Amazon maintains a vast lead over other big players in online retail. Walmart is the third-place player in the market in the U.S. But it accounted for only 4% of online sales last year, up from 3% in 2016, according to eMarketer. Walmart’s total retail sales in the U.S., including offline and online, are more than twice those of Amazon.
Amazon’s response to antitrust probes is likely to rely on other arguments the company has used for years behind the scenes in Washington, where it has a sizable lobbying effort. The company has widely promoted the idea that it is “a method to empower the little guy,” a former staffer on its policy team said.
Amazon provides logistics services to third-party sellers, taking a portion of their sales in exchange for taking some of the burden off those small- and medium-sized businesses. It has brought some of those sellers to Capitol Hill to meet with representatives and describe how Amazon has helped them. To bolster its argument that Amazon is an engine for job growth, it published a report saying that its marketplace sellers have created 1.6 million jobs.
It has also discouraged Amazon staffers’ language.
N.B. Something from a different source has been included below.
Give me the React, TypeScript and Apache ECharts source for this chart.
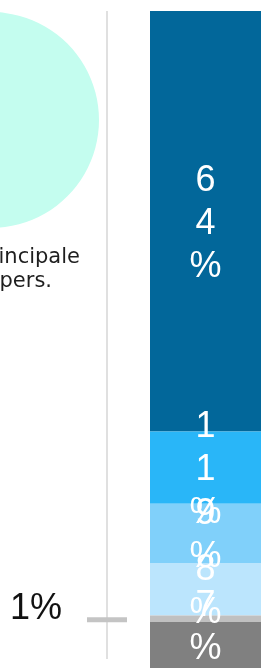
import React, { useEffect, useRef } from "react";
import * as echarts from "echarts";

const categories = ["Résidence principale"];
const segmentValues = [64, 11, 9, 8, 1, 7];
const segmentColors = ["#02679A", "#29B6F8", "#80D0FA", "#BBE5FD", "#C0C0C0", "#808080"];
const captionLines = ["principale", "pers."];

export default function App() {
  const ref = useRef<HTMLDivElement>(null);
  useEffect(() => {
    if (!ref.current) return;
    const chart = echarts.init(ref.current, null, { renderer: "svg" });
    const series = segmentValues.map((v, i) => {
      const small = v <= 2;
      const last = i === segmentValues.length - 1;
      return {
        type: "bar",
        stack: "total",
        barWidth: "100%",
        data: [v],
        itemStyle: { color: segmentColors[i] },
        label: small
          ? {
              show: true,
              position: "left",
              distance: 88,
              offset: [0, -12],
              color: "#111",
              fontFamily: "'Liberation Sans', Arial, sans-serif",
              fontSize: 36,
              formatter: () => `${v}%`,
            }
          : {
              show: true,
              position: "inside",
              offset: last ? [0, -20] : [0, 0],
              color: "#fff",
              fontFamily: "'Liberation Sans', Arial, sans-serif",
              fontSize: 36,
              lineHeight: 43,
              align: "center",
              formatter: () => `${v}%`.split("").join("\n"),
            },
      };
    });
    chart.setOption({
      animation: false,
      grid: { left: 150, right: 0, top: 11, bottom: -4 },
      xAxis: { type: "category", data: categories, show: false },
      yAxis: { type: "value", min: 0, max: 100, inverse: true, show: false },
      series,
    });
    let before = 0;
    const smallIdx = segmentValues.findIndex((v) => v <= 2);
    for (let i = 0; i < smallIdx; i++) before += segmentValues[i];
    const yc = chart.convertToPixel({ yAxisIndex: 0 }, before + segmentValues[smallIdx] / 2) as number;
    chart.setOption({
      graphic: [
        { type: "circle", shape: { cx: -9, cy: 120, r: 108 }, style: { fill: "#C4FDEF" }, silent: true },
        {
          type: "text",
          style: {
            x: 80, y: 256, text: captionLines[0], align: "right", verticalAlign: "middle",
            fontSize: 21, fontFamily: "DejaVu Sans", fill: "#1e1e1e",
          },
        },
        {
          type: "text",
          style: {
            x: 52, y: 280, text: captionLines[1], align: "right", verticalAlign: "middle",
            fontSize: 21, fontFamily: "DejaVu Sans", fill: "#1e1e1e",
          },
        },
        { type: "line", shape: { x1: 107, y1: 11, x2: 107, y2: 659 }, style: { stroke: "#e0e0e0", lineWidth: 2 } },
        { type: "rect", shape: { x: 87, y: yc - 1.5, width: 40, height: 5 }, style: { fill: "#C4C4C4" } },
      ],
    });
    return () => chart.dispose();
  }, []);
  return <div ref={ref} style={{ position: "fixed", left: 0, top: 0, width: 261, height: 668 }} />;
}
Several years ago, according to two people familiar with the change, Amazon lawyers told employees to stop referring to Amazon as a platform—a term that is commonly used throughout the tech industry, but which has acquired a more sinister connotation in policy circles, implying an all-powerful gatekeeper in its realm.
Instead, one of the people said, Amazon employees were told to refer to the company as a service.
—Ashley Gold contributed to this article.
CLARIFICATION: This story has been updated to clarify that Amazon didn't directly contact eMarketer with data from Mr. Bezos' shareholder letter, as an earlier version indicated. It has also been updated to include a comment from an eMarketer analyst and to say that the firm lowered Amazon online market share estimates for years prior to 2019.